The reality of investing is that risk is unavoidable. Ultimately, the goal of investing is to achieve the highest return at a level of risk you deem acceptable. Instead of trying to avoid risk, investors must understand the types of risks involved in various financial products and identify the level of risk they feel comfortable with.
The simplest way to identify your tolerance for risk is to reflect on how you have reacted to negative results in the past. How do you respond when the value of your property declines or when the price of your shares falls? Do you pay close attention to media headlines in times of volatility, or do you take them with a grain of salt, instead relying on your own research and analysis?

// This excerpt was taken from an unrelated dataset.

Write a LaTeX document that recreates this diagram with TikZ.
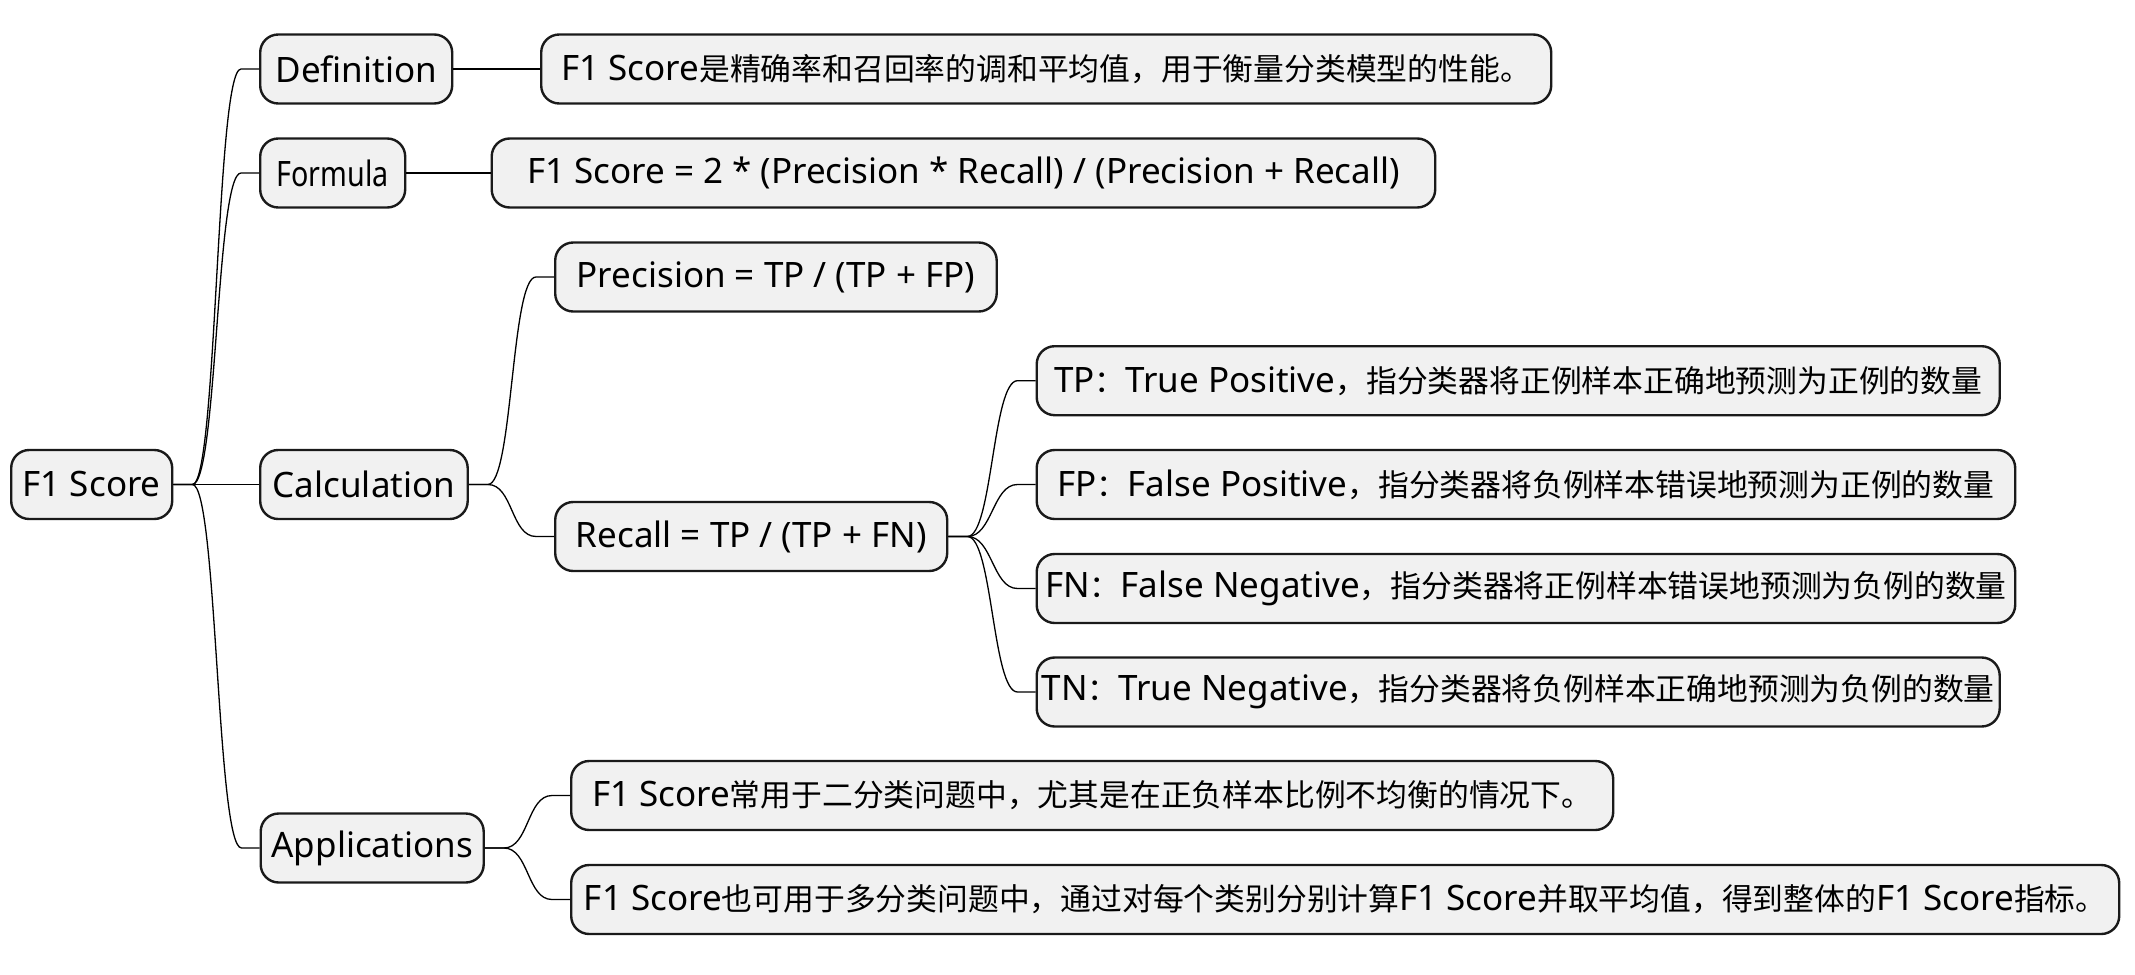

Ultimately the goal of investing is to achieve the highest return at a level of risk you deem acceptable.
These questions are a good starting point and may help reveal your risk preferences; however, a more objective method to uncover your risk tolerance is to use one of the many tools available online. Once you have established your risk profile, you can identify a portfolio structure that suits your risk appetite and investment objectives. The main difference between a low-risk and a high-risk portfolio is the ratio of growth assets to defensive assets.
A portfolio focussing on growth may include a higher proportion of shares and property; whereas a conservative portfolio may possess more cash and fixed interest assets. Cash is the most defensive asset, but the inherent risk is the capital not keeping pace with inflation, thus eroding purchasing power over time.
It is important to remember every investor is different. Age, personality, income, assets and investing experience all play a part in determining the level of risk tolerable to you. Consulting a professional adviser will help you assess your tolerance to investment risk and adjust your portfolio accordingly.